▶ [Exercise objective] Output every line of the material exactly, omitting images.

▶ [Record set]
= = = = = = =
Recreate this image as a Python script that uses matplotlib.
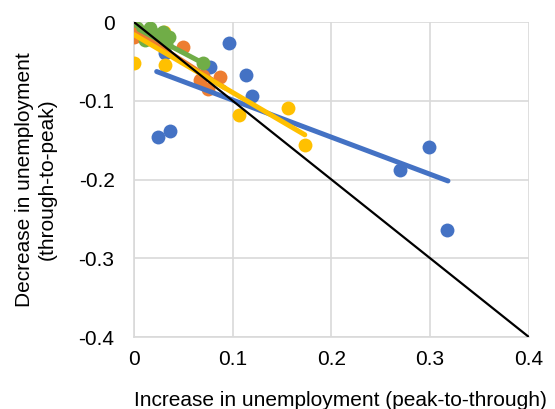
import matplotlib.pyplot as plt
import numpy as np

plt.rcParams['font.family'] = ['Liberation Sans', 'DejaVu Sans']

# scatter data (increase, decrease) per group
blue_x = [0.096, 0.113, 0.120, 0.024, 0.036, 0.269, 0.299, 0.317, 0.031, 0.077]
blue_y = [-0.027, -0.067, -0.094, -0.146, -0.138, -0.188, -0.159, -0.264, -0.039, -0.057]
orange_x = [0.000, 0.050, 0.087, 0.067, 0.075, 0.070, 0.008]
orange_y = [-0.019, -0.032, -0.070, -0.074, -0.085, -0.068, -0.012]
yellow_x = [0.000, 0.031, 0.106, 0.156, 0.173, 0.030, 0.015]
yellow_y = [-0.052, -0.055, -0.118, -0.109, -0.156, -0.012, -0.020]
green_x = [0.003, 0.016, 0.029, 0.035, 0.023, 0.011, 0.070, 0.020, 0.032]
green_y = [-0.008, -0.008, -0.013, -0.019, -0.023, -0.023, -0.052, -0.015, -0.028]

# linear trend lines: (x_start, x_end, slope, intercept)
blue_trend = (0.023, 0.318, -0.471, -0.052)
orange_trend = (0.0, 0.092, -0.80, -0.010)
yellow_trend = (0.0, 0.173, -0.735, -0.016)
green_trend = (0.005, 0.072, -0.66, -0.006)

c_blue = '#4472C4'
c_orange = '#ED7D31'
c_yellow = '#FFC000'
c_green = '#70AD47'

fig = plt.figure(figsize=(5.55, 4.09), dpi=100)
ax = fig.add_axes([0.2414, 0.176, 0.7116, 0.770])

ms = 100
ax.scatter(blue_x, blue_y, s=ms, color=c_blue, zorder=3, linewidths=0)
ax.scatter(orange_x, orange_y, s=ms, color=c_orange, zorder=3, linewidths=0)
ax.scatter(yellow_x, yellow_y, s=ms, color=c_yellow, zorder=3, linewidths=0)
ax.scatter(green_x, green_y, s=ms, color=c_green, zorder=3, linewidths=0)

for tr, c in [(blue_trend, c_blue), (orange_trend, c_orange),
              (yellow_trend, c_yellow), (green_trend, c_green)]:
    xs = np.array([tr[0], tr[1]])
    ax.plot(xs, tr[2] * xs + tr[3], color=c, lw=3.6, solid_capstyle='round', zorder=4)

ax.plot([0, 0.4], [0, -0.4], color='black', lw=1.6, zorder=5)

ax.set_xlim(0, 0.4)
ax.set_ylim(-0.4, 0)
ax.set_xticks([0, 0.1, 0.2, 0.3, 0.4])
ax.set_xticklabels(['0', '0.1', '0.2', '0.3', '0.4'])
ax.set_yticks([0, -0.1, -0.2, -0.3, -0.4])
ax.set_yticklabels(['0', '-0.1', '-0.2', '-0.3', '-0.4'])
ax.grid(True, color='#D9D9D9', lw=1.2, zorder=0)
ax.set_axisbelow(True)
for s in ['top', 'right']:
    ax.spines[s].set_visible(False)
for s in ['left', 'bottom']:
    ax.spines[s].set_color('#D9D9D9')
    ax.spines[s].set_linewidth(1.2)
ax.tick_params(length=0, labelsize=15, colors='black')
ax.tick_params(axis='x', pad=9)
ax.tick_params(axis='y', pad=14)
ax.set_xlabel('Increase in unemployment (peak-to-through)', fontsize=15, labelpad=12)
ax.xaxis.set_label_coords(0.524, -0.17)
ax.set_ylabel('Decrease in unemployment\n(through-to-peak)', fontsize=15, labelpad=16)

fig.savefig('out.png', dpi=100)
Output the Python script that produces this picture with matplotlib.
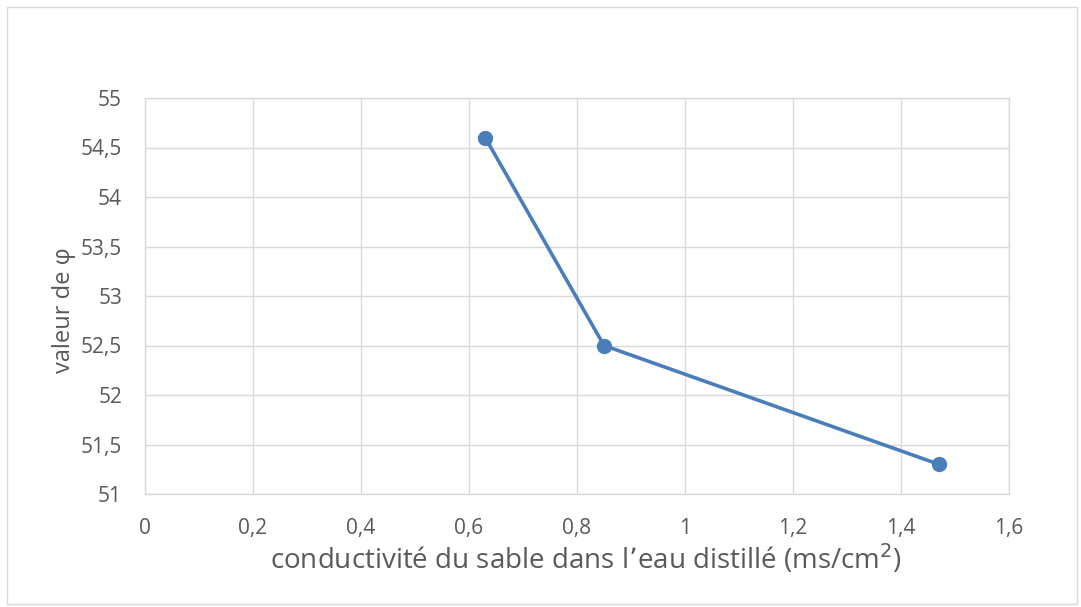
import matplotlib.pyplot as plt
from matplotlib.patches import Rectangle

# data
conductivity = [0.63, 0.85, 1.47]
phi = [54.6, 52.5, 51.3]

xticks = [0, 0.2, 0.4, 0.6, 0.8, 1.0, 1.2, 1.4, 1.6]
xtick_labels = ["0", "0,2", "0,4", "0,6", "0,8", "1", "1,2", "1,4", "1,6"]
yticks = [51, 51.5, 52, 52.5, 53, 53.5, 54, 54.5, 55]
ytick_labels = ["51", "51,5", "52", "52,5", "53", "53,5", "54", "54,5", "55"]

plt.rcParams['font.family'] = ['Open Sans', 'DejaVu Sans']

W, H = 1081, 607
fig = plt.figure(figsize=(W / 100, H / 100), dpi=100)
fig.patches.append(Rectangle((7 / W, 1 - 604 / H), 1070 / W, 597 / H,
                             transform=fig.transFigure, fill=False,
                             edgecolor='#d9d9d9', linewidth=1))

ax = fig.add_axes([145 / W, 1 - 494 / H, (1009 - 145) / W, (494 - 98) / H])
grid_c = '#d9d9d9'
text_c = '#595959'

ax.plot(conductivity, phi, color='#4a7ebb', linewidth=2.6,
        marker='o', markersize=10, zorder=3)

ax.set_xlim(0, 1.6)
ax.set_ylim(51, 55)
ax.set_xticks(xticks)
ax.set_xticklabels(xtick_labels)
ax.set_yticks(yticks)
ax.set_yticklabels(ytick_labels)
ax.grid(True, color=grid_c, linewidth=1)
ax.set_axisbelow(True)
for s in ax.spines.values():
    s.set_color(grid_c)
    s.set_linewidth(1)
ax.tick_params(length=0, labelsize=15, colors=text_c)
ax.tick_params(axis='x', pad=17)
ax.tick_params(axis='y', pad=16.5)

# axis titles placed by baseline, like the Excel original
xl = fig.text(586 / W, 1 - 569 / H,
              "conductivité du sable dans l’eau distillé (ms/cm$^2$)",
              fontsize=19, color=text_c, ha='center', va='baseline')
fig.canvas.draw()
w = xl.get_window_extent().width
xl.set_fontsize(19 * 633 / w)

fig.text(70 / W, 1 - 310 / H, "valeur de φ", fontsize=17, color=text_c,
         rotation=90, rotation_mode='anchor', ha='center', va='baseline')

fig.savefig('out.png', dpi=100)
= = = = = = =
▶ [Final answer]
Recreate this image as a Python script that uses matplotlib.
import matplotlib.pyplot as plt
import numpy as np

plt.rcParams['font.family'] = ['Liberation Sans', 'DejaVu Sans']

# scatter data (increase, decrease) per group
blue_x = [0.096, 0.113, 0.120, 0.024, 0.036, 0.269, 0.299, 0.317, 0.031, 0.077]
blue_y = [-0.027, -0.067, -0.094, -0.146, -0.138, -0.188, -0.159, -0.264, -0.039, -0.057]
orange_x = [0.000, 0.050, 0.087, 0.067, 0.075, 0.070, 0.008]
orange_y = [-0.019, -0.032, -0.070, -0.074, -0.085, -0.068, -0.012]
yellow_x = [0.000, 0.031, 0.106, 0.156, 0.173, 0.030, 0.015]
yellow_y = [-0.052, -0.055, -0.118, -0.109, -0.156, -0.012, -0.020]
green_x = [0.003, 0.016, 0.029, 0.035, 0.023, 0.011, 0.070, 0.020, 0.032]
green_y = [-0.008, -0.008, -0.013, -0.019, -0.023, -0.023, -0.052, -0.015, -0.028]

# linear trend lines: (x_start, x_end, slope, intercept)
blue_trend = (0.023, 0.318, -0.471, -0.052)
orange_trend = (0.0, 0.092, -0.80, -0.010)
yellow_trend = (0.0, 0.173, -0.735, -0.016)
green_trend = (0.005, 0.072, -0.66, -0.006)

c_blue = '#4472C4'
c_orange = '#ED7D31'
c_yellow = '#FFC000'
c_green = '#70AD47'

fig = plt.figure(figsize=(5.55, 4.09), dpi=100)
ax = fig.add_axes([0.2414, 0.176, 0.7116, 0.770])

ms = 100
ax.scatter(blue_x, blue_y, s=ms, color=c_blue, zorder=3, linewidths=0)
ax.scatter(orange_x, orange_y, s=ms, color=c_orange, zorder=3, linewidths=0)
ax.scatter(yellow_x, yellow_y, s=ms, color=c_yellow, zorder=3, linewidths=0)
ax.scatter(green_x, green_y, s=ms, color=c_green, zorder=3, linewidths=0)

for tr, c in [(blue_trend, c_blue), (orange_trend, c_orange),
              (yellow_trend, c_yellow), (green_trend, c_green)]:
    xs = np.array([tr[0], tr[1]])
    ax.plot(xs, tr[2] * xs + tr[3], color=c, lw=3.6, solid_capstyle='round', zorder=4)

ax.plot([0, 0.4], [0, -0.4], color='black', lw=1.6, zorder=5)

ax.set_xlim(0, 0.4)
ax.set_ylim(-0.4, 0)
ax.set_xticks([0, 0.1, 0.2, 0.3, 0.4])
ax.set_xticklabels(['0', '0.1', '0.2', '0.3', '0.4'])
ax.set_yticks([0, -0.1, -0.2, -0.3, -0.4])
ax.set_yticklabels(['0', '-0.1', '-0.2', '-0.3', '-0.4'])
ax.grid(True, color='#D9D9D9', lw=1.2, zorder=0)
ax.set_axisbelow(True)
for s in ['top', 'right']:
    ax.spines[s].set_visible(False)
for s in ['left', 'bottom']:
    ax.spines[s].set_color('#D9D9D9')
    ax.spines[s].set_linewidth(1.2)
ax.tick_params(length=0, labelsize=15, colors='black')
ax.tick_params(axis='x', pad=9)
ax.tick_params(axis='y', pad=14)
ax.set_xlabel('Increase in unemployment (peak-to-through)', fontsize=15, labelpad=12)
ax.xaxis.set_label_coords(0.524, -0.17)
ax.set_ylabel('Decrease in unemployment\n(through-to-peak)', fontsize=15, labelpad=16)

fig.savefig('out.png', dpi=100)
Output the Python script that produces this picture with matplotlib.
import matplotlib.pyplot as plt
from matplotlib.patches import Rectangle

# data
conductivity = [0.63, 0.85, 1.47]
phi = [54.6, 52.5, 51.3]

xticks = [0, 0.2, 0.4, 0.6, 0.8, 1.0, 1.2, 1.4, 1.6]
xtick_labels = ["0", "0,2", "0,4", "0,6", "0,8", "1", "1,2", "1,4", "1,6"]
yticks = [51, 51.5, 52, 52.5, 53, 53.5, 54, 54.5, 55]
ytick_labels = ["51", "51,5", "52", "52,5", "53", "53,5", "54", "54,5", "55"]

plt.rcParams['font.family'] = ['Open Sans', 'DejaVu Sans']

W, H = 1081, 607
fig = plt.figure(figsize=(W / 100, H / 100), dpi=100)
fig.patches.append(Rectangle((7 / W, 1 - 604 / H), 1070 / W, 597 / H,
                             transform=fig.transFigure, fill=False,
                             edgecolor='#d9d9d9', linewidth=1))

ax = fig.add_axes([145 / W, 1 - 494 / H, (1009 - 145) / W, (494 - 98) / H])
grid_c = '#d9d9d9'
text_c = '#595959'

ax.plot(conductivity, phi, color='#4a7ebb', linewidth=2.6,
        marker='o', markersize=10, zorder=3)

ax.set_xlim(0, 1.6)
ax.set_ylim(51, 55)
ax.set_xticks(xticks)
ax.set_xticklabels(xtick_labels)
ax.set_yticks(yticks)
ax.set_yticklabels(ytick_labels)
ax.grid(True, color=grid_c, linewidth=1)
ax.set_axisbelow(True)
for s in ax.spines.values():
    s.set_color(grid_c)
    s.set_linewidth(1)
ax.tick_params(length=0, labelsize=15, colors=text_c)
ax.tick_params(axis='x', pad=17)
ax.tick_params(axis='y', pad=16.5)

# axis titles placed by baseline, like the Excel original
xl = fig.text(586 / W, 1 - 569 / H,
              "conductivité du sable dans l’eau distillé (ms/cm$^2$)",
              fontsize=19, color=text_c, ha='center', va='baseline')
fig.canvas.draw()
w = xl.get_window_extent().width
xl.set_fontsize(19 * 633 / w)

fig.text(70 / W, 1 - 310 / H, "valeur de φ", fontsize=17, color=text_c,
         rotation=90, rotation_mode='anchor', ha='center', va='baseline')

fig.savefig('out.png', dpi=100)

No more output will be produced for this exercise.